Speaking of infrastructure, Georgia Tech began a $4.5 million renovation of its locker room (via the largesse of an anonymous donor) in January that will be completed by August. The revamped digs will include charging stations for mobile phones or laptops at each individual locker, because it is 2018, after all. The devices will be recharged this season. Will the Yellow Jackets?

Biggest on-field question
Pressure, as every last Georgia Tech engineering major can tell you, is directly proportional to temperature. For the Yellow Jackets, who in each of the past three seasons have finished last in the Atlantic Coast Conference in tackles for loss and no better than next-to-last in sacks, pressure has been the missing variable. It is way past time to turn up the heat.

Deleted from the equation was defensive coordinator Ted Roof, a former All-America linebacker who once made 25 tackles in one game (his son, T.D. Roof, a freshman linebacker who had two sacks in 2017, has transferred to Indiana). Added to the equation? Nate Woody, who in five seasons as defensive coordinator at Appalachian State transformed the Mountaineers’ defense from a moribund FCS unit to a top-30 FBS defense for the past four years.

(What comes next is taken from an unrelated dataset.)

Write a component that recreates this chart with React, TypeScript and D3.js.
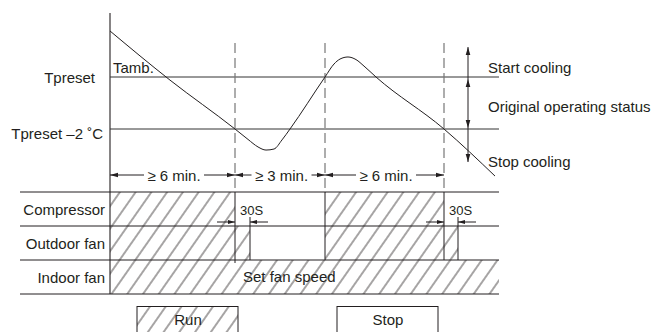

When Coach Johnson introduced Coach Woody, he told us some stats on his defense at App State, and it was outrageous,” Mitchell said. “His defenses get a lot of penetration up front.”

When Johnson hired Woody, he also acquiesced to the coordinator’s plan to switch from a 4-3 defensive alignment to a 3-4. That maneuver was massively popular among Tech defenders, who are being urged to think less and play faster. “(Coach Woody) told me, ‘I’d like you to rush for me,’ ” outside linebacker Victor Alexander told The Atlanta Journal-Constitution. “ ‘I’d like for you to come off the edge and don’t think about anything else. Just go. Go make plays.’ ”

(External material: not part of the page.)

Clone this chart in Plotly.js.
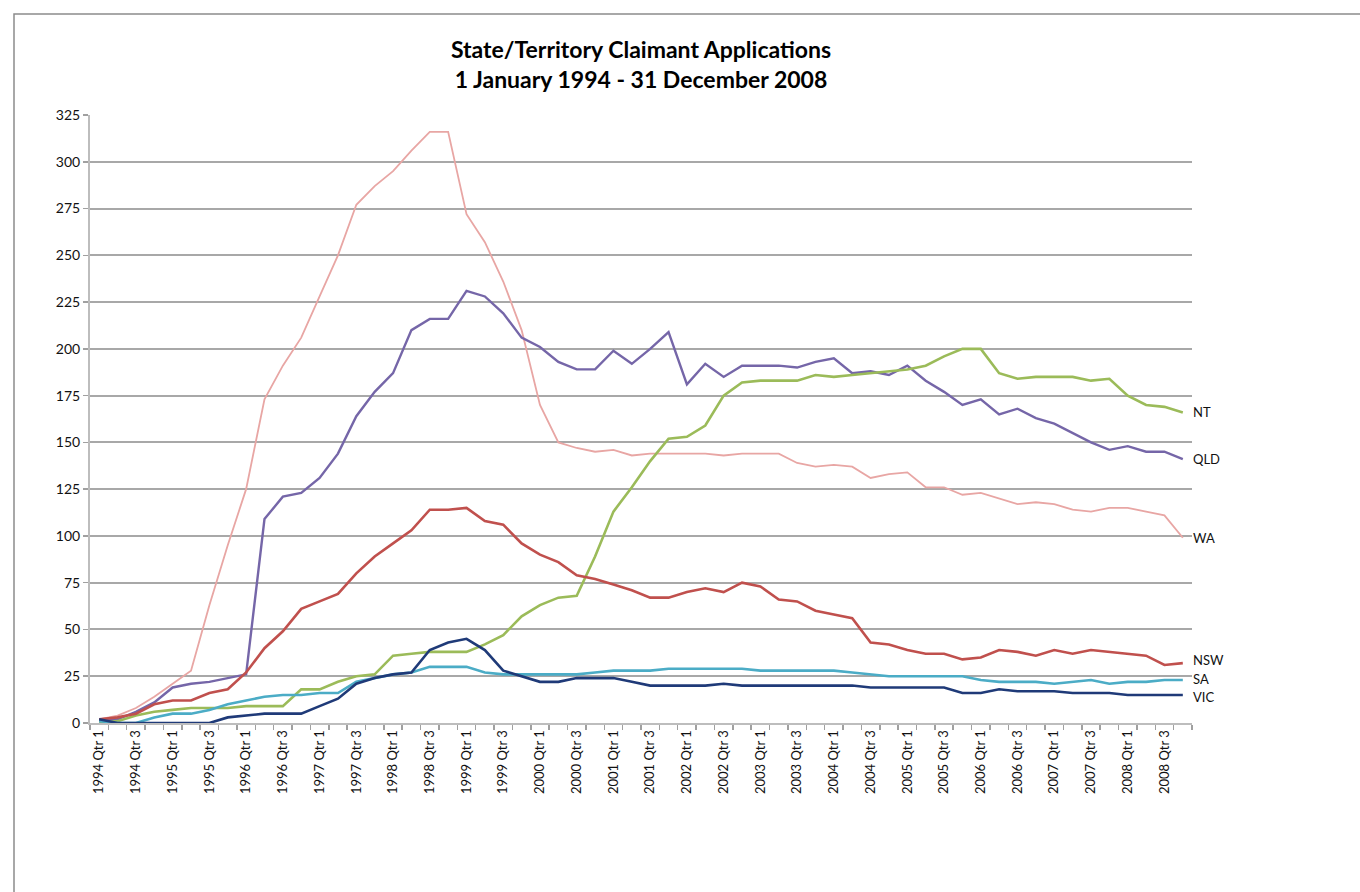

Alexander’s reaction to Woody’s request? “I just smiled at him,” the 5-foot-10, 235-pound linebacker said. “I didn’t say anything. I almost cried.”

A residual effect of being a program that averages only about 10 passes per game is that Georgia Tech’s defense is not well-schooled in pass rushing or defending. “We have to create our own look with our scout team,” Mitchell said. “We go all spring going live against the triple-option.”

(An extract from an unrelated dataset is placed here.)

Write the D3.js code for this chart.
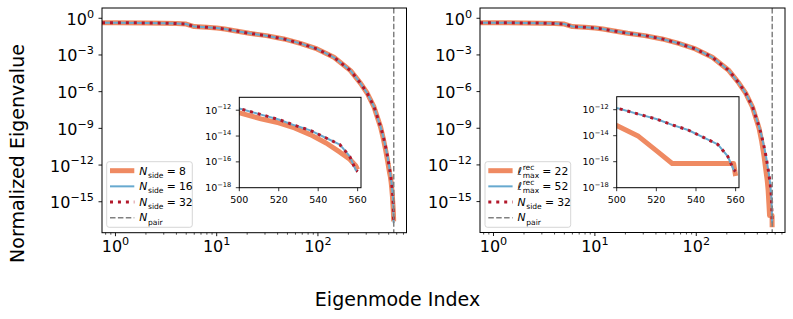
<!DOCTYPE html>
<html><head><meta charset="utf-8">
<script src="https://cdn.jsdelivr.net/npm/d3@7"></script>
<style>
body{margin:0;background:#fff}
svg{display:block}
text{font-family:"DejaVu Sans",sans-serif;fill:#000}
</style>
</head><body><div id="chart"></div>
<script>
// ---------------- data ----------------
const modeIndex = [1,2,3,4,5,6,8,10,11,12,15,21,31,46,67,98,144,210,264,307,358,416,440,466,490,500,511,520,528,536,544,551,556,559,560];
const log10EigNside32 = [-0.36,-0.38,-0.40,-0.43,-0.47,-0.68,-0.74,-0.80,-0.84,-0.88,-1.02,-1.23,-1.42,-1.69,-2.05,-2.51,-3.19,-4.28,-5.32,-6.13,-7.23,-8.87,-9.60,-10.50,-11.40,-11.87,-12.34,-12.72,-13.17,-13.56,-14.15,-14.67,-15.58,-16.62,-16.75];
const log10EigNside16 = [-0.36,-0.38,-0.40,-0.43,-0.47,-0.68,-0.74,-0.80,-0.84,-0.88,-1.02,-1.23,-1.42,-1.69,-2.05,-2.51,-3.19,-4.28,-5.32,-6.13,-7.23,-8.87,-9.60,-10.50,-11.40,-11.87,-12.34,-12.72,-13.17,-13.56,-14.15,-14.67,-15.58,-16.62,-16.75];
const log10EigNside8  = [-0.36,-0.38,-0.40,-0.43,-0.47,-0.68,-0.74,-0.80,-0.84,-0.88,-1.02,-1.23,-1.42,-1.69,-2.05,-2.51,-3.19,-4.28,-5.32,-6.13,-7.25,-8.90,-9.75,-10.75,-11.75,-12.20,-12.67,-12.98,-13.37,-13.89,-14.54,-15.25,-15.80,-16.30,-16.60];
const log10EigLmax52  = [-0.36,-0.38,-0.40,-0.43,-0.47,-0.68,-0.74,-0.80,-0.84,-0.88,-1.02,-1.23,-1.42,-1.69,-2.05,-2.51,-3.19,-4.28,-5.32,-6.13,-7.23,-8.87,-9.60,-10.50,-11.40,-11.87,-12.34,-12.72,-13.17,-13.56,-14.15,-14.67,-15.58,-16.62,-16.75];
const log10EigLmax22  = [-0.36,-0.38,-0.40,-0.43,-0.47,-0.68,-0.74,-0.80,-0.84,-0.88,-1.02,-1.23,-1.42,-1.69,-2.05,-2.51,-3.19,-4.28,-5.32,-6.13,-7.26,-9.00,-10.00,-11.30,-12.70,-13.22,-14.05,-15.15,-16.14,-16.14,-16.14,-16.14,-16.14,-16.14,-17.10];
const nPair = 561;
const mainXTickExp = [0,1,2];
const mainYTickExp = [0,-3,-6,-9,-12,-15];
const insetXTicks = [500,520,540,560];
const insetYTickExp = [-12,-14,-16,-18];
const xLabel = "Eigenmode Index";
const yLabel = "Normalized Eigenvalue";

// ---------------- styles ----------------
const C_OR = "#ef8a62", C_BL = "#67a9cf", C_RD = "#b2182b", C_GR = "#808080";
const series = (arr) => modeIndex.map((i,k)=>({i, v: Math.pow(10, arr[k])}));
const labN = (val)=>[{t:"N",it:1},{t:"side",sub:1},{t:"=",dx:3.2},{t:val,dx:3.2}];
const labL = (val)=>[{t:"\u2113",it:1},{t:"rec",sup:1,stack:1},{t:"max",sub:1},{t:"=",dx:3.2},{t:val,dx:3.2}];

const panels = [
  { box:{l:102,t:8,r:406.5,b:232.7}, inset:{l:239.3,t:97.3,r:361,b:187.7}, legend:{l:106.7,t:161.7,w:85.6,h:65.6},
    lines:[
      {d:series(log10EigNside8), color:C_OR, w:5, lab:labN("8")},
      {d:series(log10EigNside16), color:C_BL, w:2, lab:labN("16")},
      {d:series(log10EigNside32), color:C_RD, w:3, dash:"3 4.95", lab:labN("32")}
    ]},
  { box:{l:480,t:8,r:785,b:232.5}, inset:{l:616.7,t:96.7,r:739,b:187.7}, legend:{l:485,t:161.7,w:85.7,h:65.6},
    lines:[
      {d:series(log10EigLmax22), color:C_OR, w:5, lab:labL("22")},
      {d:series(log10EigLmax52), color:C_BL, w:2, lab:labL("52")},
      {d:series(log10EigNside32), color:C_RD, w:3, dash:"3 4.95", lab:labN("32")}
    ]}
];

const svg = d3.select("#chart").append("svg").attr("width",793).attr("height",319);

function powLabel(sel, base, exp, size){
  sel.append("tspan").attr("font-size",size).text(base);
  sel.append("tspan").attr("font-size",size*0.7).attr("dy",-size*0.45).text(exp<0?"\u2212"+(-exp):String(exp));
}

// one <text> element with absolutely positioned tspans (mathtext-like)
function mathText(g, x, y, parts, size){
  const tmp = g.append("text").attr("visibility","hidden");
  const widths = parts.map(p=>{
    const fs = (p.sub||p.sup)? size*0.7 : size;
    tmp.attr("font-size",fs).attr("font-style",p.it?"italic":"normal").text(p.t);
    return tmp.node().getComputedTextLength();
  });
  tmp.remove();
  const t = g.append("text");
  let cx = x, stackStart = null, stackW = 0;
  parts.forEach((p,k)=>{
    const fs = (p.sub||p.sup)? size*0.7 : size;
    const dy = p.sub ? size*0.3 : (p.sup ? -size*0.45 : 0);
    const startX = stackStart!==null ? stackStart : cx + (p.dx||0);
    t.append("tspan").attr("x",startX).attr("y",y+dy).attr("font-size",fs)
      .attr("font-style",p.it?"italic":"normal").text(p.t);
    const w = widths[k];
    if(p.stack){ stackStart = startX; stackW = w; }
    else if(stackStart!==null){ cx = stackStart + Math.max(w,stackW); stackStart=null; }
    else cx = startX + w + (p.it?0.6:0);
  });
}

panels.forEach((P,pi)=>{
  const B = P.box;
  const x = d3.scaleLog().domain([Math.pow(10,-0.133), Math.pow(10,2.875)]).range([B.l,B.r]);
  const y = d3.scaleLog().domain([Math.pow(10,-17.53), Math.pow(10,0.84)]).range([B.b,B.t]);
  const g = svg.append("g");
  const cid = "clip"+pi;
  svg.append("clipPath").attr("id",cid).append("rect").attr("x",B.l).attr("y",B.t).attr("width",B.r-B.l).attr("height",B.b-B.t);

  const xmin = x.domain()[0], xmax = x.domain()[1];
  const minors = [];
  for(let e=-1;e<=3;e++) for(let m=2;m<=9;m++){ const v=m*Math.pow(10,e); if(v>=xmin&&v<=xmax) minors.push(v); }
  g.selectAll(".xminor").data(minors).join("line").attr("x1",d=>x(d)).attr("x2",d=>x(d))
    .attr("y1",B.b).attr("y2",B.b+2).attr("stroke","#000").attr("stroke-width",0.7);
  mainXTickExp.forEach(e=>{
    const v = Math.pow(10,e);
    g.append("line").attr("x1",x(v)).attr("x2",x(v)).attr("y1",B.b).attr("y2",B.b+3.5).attr("stroke","#000").attr("stroke-width",0.9);
    const t = g.append("text").attr("x",x(v)).attr("y",B.b+19.5).attr("text-anchor","middle");
    powLabel(t,"10",e,16);
  });
  mainYTickExp.forEach(e=>{
    const v = Math.pow(10,e);
    g.append("line").attr("x1",B.l-3.5).attr("x2",B.l).attr("y1",y(v)).attr("y2",y(v)).attr("stroke","#000").attr("stroke-width",0.9);
    const t = g.append("text").attr("x",B.l-8).attr("y",y(v)+6.5).attr("text-anchor","end");
    powLabel(t,"10",e,16);
  });

  const lg = g.append("g").attr("clip-path",`url(#${cid})`);
  const line = d3.line().x(d=>x(d.i)).y(d=>y(d.v));
  P.lines.forEach(L=>{
    const d = [{i:xmin, v:L.d[0].v}].concat(L.d);
    lg.append("path").attr("d",line(d)).attr("fill","none").attr("stroke",L.color).attr("stroke-width",L.w)
      .attr("stroke-dasharray",L.dash||null).attr("stroke-linejoin","round");
  });
  lg.append("line").attr("x1",x(nPair)).attr("x2",x(nPair)).attr("y1",B.t).attr("y2",B.b)
    .attr("stroke",C_GR).attr("stroke-width",1.5).attr("stroke-dasharray","5.5 2.4");

  g.append("rect").attr("x",B.l).attr("y",B.t).attr("width",B.r-B.l).attr("height",B.b-B.t)
    .attr("fill","none").attr("stroke","#000").attr("stroke-width",1);

  const Lg = P.legend;
  const leg = g.append("g");
  leg.append("rect").attr("x",Lg.l).attr("y",Lg.t).attr("width",Lg.w).attr("height",Lg.h).attr("rx",2.5)
    .attr("fill","#fff").attr("fill-opacity",0.8).attr("stroke","#cccccc").attr("stroke-width",0.8);
  const rows = P.lines.map(L=>({color:L.color,w:L.w,dash:L.dash,lab:L.lab}))
    .concat([{color:C_GR,w:1.5,dash:"5.5 2.4",lab:[{t:"N",it:1},{t:"pair",sub:1}]}]);
  rows.forEach((R,k)=>{
    const cy = Lg.t + 9 + k*15.65;
    leg.append("line").attr("x1",Lg.l+3.3).attr("x2",Lg.l+27.6).attr("y1",cy).attr("y2",cy)
      .attr("stroke",R.color).attr("stroke-width",R.w).attr("stroke-dasharray",R.dash||null);
    mathText(leg, Lg.l+32.6, cy+3.8, R.lab, 10.8);
  });

  const I = P.inset;
  const xi = d3.scaleLinear().domain([500,561.7]).range([I.l,I.r]);
  const yi = d3.scaleLog().domain([1e-18,1e-11]).range([I.b,I.t]);
  const ig = svg.append("g");
  const iid = "iclip"+pi;
  svg.append("clipPath").attr("id",iid).append("rect").attr("x",I.l).attr("y",I.t).attr("width",I.r-I.l).attr("height",I.b-I.t);
  ig.append("rect").attr("x",I.l).attr("y",I.t).attr("width",I.r-I.l).attr("height",I.b-I.t).attr("fill","#fff");
  const il = ig.append("g").attr("clip-path",`url(#${iid})`);
  const iline = d3.line().x(d=>xi(d.i)).y(d=>yi(d.v));
  P.lines.forEach(L=>{
    const d = L.d.filter(p=>p.i>=490);
    il.append("path").attr("d",iline(d)).attr("fill","none").attr("stroke",L.color).attr("stroke-width",L.w)
      .attr("stroke-dasharray",L.dash||null).attr("stroke-linejoin","round");
  });
  ig.append("rect").attr("x",I.l).attr("y",I.t).attr("width",I.r-I.l).attr("height",I.b-I.t)
    .attr("fill","none").attr("stroke","#000").attr("stroke-width",1);
  insetXTicks.forEach(v=>{
    ig.append("line").attr("x1",xi(v)).attr("x2",xi(v)).attr("y1",I.b).attr("y2",I.b+3.5).attr("stroke","#000").attr("stroke-width",0.8);
    ig.append("text").attr("x",xi(v)).attr("y",I.b+15).attr("text-anchor","middle").attr("font-size",9.5).text(v);
  });
  insetYTickExp.forEach(e=>{
    const v = Math.pow(10,e);
    ig.append("line").attr("x1",I.l-3.5).attr("x2",I.l).attr("y1",yi(v)).attr("y2",yi(v)).attr("stroke","#000").attr("stroke-width",0.8);
    const t = ig.append("text").attr("x",I.l-8).attr("y",yi(v)+3.5).attr("text-anchor","end");
    powLabel(t,"10",e,9.5);
  });
});

svg.append("text").attr("x",397.5).attr("y",306).attr("text-anchor","middle").attr("font-size",19).text(xLabel);
svg.append("text").attr("transform","translate(23.5,153.5) rotate(-90)").attr("text-anchor","middle").attr("font-size",19).text(yLabel);
</script>
</body></html>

It’s a fair criticism, then, that Georgia Tech’s defense devotes entirely too much time preparing against an offense that it never sees on Saturdays. Woody’s mandate has been to change the philosophy of the defense by changing the base formation (4-3 to 3-4) and the philosophy. “He’s kept it simple,” said Mitchell, a finance major from Knoxville, Tenn. “Guys are flying around, and it fits our personnel better.”

Woody has kept it simple, but Mitchell is still acclimating. During one spring practice, he called the wrong formation and the defensive line stunted in the wrong direction off the snap. On the next play, Mitchell scooped up a fumble and returned it for a touchdown. Returning to the sideline, he apologized to his new defensive coordinator for messing up the call on the previous play. “That’s OK,” Woody replied. “If you can keep making plays like that, we’ll be all right.”

Offensively, quarterback TaQuon Marshall will need to make more plays through the air. A high school dual-threat quarterback who attended summer camps playing slot receiver or defensive back, Marshall started out at Tech as an A-back. Last year was his first season since high school as a quarterback and his first year taking snaps directly under center. “It was just a different position,” said Marshall, who nevertheless rushed for an ACC-record (for a quarterback) 249 yards and five touchdowns in his first collegiate start, the 42-41 double-overtime loss to Tennessee.

Though Johnson would like to see Marshall’s completion rate rise closer to 50 percent, as opposed to 37.1 percent in 2017, he is not overly perplexed. “I’ve been running this offense since 1985,” Johnson said. “The biggest misnomer I hear is, ‘We want to be balanced.’ I don’t care about that. The premise of this offense is that it spreads people out and gives you a lot of one-on-one situations.”

Johnson’s offense is predicated on exerting pressure. Now he hopes that his defense can follow suit.